Cause and effect
The Sunday Times is confusing cause and effect in its article (http://www.timesonline.co.uk/tol/news/politics/article6788780.ece) saying that "more than 50 prospective candidates chosen by the main parties are already working as lobbyists and public relations executives".
It isn't "that parties were recruiting lobbyists" as the article says, it's that there aren't many other careers that are compatible with the pressures of running for parliament.
In my case I had to resign as a local government officer when I was selected to fight un-winnable Aldershot in 2001. I made myself unemployed by becoming a PPC because of the Widdecombe rules restricting political activity by public servants and was lucky that my current employer, a public affairs company, stepped in.

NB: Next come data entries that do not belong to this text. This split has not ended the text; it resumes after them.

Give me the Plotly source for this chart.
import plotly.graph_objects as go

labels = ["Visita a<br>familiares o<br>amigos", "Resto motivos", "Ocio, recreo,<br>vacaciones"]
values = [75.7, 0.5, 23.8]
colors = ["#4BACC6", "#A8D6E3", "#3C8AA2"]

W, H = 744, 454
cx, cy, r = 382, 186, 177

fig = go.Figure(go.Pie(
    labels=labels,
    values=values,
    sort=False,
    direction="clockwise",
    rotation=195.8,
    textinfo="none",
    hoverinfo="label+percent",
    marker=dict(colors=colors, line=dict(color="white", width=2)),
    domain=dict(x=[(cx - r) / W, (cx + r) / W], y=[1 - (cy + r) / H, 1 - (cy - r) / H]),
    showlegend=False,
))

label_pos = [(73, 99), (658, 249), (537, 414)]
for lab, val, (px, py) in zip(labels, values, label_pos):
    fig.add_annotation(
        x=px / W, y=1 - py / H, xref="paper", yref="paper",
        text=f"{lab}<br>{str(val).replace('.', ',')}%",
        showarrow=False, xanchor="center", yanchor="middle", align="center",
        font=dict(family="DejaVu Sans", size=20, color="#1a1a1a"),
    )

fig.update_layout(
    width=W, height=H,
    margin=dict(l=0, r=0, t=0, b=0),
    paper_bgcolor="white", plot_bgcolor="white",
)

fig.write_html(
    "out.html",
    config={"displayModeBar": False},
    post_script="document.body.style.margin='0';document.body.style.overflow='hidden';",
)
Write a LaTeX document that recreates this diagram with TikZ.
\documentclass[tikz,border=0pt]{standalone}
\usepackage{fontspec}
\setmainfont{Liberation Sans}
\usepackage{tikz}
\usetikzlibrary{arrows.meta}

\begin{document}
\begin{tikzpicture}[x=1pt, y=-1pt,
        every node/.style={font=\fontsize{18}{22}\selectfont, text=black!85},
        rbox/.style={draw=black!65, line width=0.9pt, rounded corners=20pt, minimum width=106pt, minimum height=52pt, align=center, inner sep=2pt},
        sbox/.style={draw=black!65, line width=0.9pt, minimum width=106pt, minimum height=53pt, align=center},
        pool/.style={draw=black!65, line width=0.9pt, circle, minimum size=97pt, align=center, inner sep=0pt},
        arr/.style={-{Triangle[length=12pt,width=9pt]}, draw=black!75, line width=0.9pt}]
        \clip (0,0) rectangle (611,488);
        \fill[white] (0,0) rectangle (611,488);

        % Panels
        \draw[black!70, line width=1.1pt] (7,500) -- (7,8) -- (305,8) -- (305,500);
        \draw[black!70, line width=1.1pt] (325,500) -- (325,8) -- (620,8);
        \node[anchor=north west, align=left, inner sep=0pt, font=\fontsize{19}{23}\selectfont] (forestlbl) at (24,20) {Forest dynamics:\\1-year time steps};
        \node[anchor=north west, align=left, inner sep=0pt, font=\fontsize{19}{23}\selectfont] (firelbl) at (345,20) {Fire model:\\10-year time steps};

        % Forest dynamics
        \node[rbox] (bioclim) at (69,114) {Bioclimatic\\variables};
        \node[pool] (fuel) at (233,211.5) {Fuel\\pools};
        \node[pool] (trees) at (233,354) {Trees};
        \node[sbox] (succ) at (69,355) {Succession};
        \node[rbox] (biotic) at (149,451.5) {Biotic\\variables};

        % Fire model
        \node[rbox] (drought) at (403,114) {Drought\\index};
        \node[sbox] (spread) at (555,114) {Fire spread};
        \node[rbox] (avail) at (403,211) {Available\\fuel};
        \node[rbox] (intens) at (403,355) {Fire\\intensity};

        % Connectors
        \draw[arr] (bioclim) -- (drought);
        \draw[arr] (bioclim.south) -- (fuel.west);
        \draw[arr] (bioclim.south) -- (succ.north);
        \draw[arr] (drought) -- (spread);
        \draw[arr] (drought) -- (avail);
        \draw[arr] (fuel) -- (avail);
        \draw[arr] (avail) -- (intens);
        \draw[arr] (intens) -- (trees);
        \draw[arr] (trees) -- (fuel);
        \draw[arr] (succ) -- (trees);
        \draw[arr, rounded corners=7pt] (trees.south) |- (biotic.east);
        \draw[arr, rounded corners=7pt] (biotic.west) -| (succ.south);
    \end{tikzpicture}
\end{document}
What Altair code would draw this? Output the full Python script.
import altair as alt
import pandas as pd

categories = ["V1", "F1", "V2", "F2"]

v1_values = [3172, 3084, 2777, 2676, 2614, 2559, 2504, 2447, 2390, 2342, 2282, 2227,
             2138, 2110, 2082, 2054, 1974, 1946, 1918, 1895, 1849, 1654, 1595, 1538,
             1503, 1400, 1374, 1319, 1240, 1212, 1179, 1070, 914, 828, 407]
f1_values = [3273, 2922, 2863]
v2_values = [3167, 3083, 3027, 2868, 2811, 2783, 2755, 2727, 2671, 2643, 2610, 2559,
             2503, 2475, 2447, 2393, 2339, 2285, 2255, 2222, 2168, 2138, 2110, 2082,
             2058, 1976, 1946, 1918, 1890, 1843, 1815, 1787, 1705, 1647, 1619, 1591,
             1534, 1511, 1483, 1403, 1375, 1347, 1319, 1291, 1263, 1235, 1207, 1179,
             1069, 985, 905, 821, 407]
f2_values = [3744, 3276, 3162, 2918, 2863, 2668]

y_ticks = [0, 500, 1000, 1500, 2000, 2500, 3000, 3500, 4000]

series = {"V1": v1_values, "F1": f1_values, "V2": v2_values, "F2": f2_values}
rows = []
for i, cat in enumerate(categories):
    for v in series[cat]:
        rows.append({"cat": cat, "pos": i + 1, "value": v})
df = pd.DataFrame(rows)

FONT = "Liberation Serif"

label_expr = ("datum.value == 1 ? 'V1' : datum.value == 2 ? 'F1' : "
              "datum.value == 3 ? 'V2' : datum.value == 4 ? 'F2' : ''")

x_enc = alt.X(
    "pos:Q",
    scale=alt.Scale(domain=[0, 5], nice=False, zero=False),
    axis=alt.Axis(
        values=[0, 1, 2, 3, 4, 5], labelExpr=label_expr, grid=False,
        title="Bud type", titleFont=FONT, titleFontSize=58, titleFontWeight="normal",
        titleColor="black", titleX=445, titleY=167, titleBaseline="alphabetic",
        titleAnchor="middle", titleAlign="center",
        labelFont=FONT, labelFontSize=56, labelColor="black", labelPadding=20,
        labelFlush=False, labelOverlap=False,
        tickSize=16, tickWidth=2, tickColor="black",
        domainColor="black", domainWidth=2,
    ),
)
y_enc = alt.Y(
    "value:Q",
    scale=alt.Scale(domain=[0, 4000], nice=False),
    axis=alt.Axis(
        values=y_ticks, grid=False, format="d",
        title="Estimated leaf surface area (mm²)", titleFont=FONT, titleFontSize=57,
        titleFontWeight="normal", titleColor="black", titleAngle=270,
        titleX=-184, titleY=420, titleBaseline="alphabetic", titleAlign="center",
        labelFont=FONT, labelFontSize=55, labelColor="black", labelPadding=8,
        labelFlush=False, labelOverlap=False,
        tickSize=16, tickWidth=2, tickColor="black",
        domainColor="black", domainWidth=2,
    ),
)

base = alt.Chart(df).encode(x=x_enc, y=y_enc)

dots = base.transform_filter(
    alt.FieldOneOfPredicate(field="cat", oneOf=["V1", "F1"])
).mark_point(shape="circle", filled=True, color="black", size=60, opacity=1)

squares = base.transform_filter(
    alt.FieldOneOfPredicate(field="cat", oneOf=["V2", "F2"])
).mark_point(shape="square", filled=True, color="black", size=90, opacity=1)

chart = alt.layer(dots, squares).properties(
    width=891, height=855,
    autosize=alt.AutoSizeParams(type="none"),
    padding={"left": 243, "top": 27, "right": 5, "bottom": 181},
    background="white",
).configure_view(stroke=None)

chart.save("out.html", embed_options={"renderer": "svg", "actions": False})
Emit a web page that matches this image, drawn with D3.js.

Not many "non-political" employers would accept someone saying they needed a month's annual leave all in one block, couldn't predict when this would be, and would have to down tools at the minute the PM's car left for Buckingham Palace in order to leaflet returning commuters. Nor would many conventional employers tolerate months of early starts and 4.30pm finishes in order to get out to the constituency in time for canvassing or party meetings.
The publicity can scare "non-political" employers too - I know one PPC in a winnable seat who was laid off by a major corporation because they did not want their company name linked in the press to a political party.
So given the need for parliamentary candidates to feed their families and pay the mortgage, unless they are self-employed (e.g. barristers) or already working in quasi-political jobs (unions, think-tanks etc) yes a lot of them end up working in public affairs jobs between selection and election - it doesn't actually tell you that much about the composition of parliament.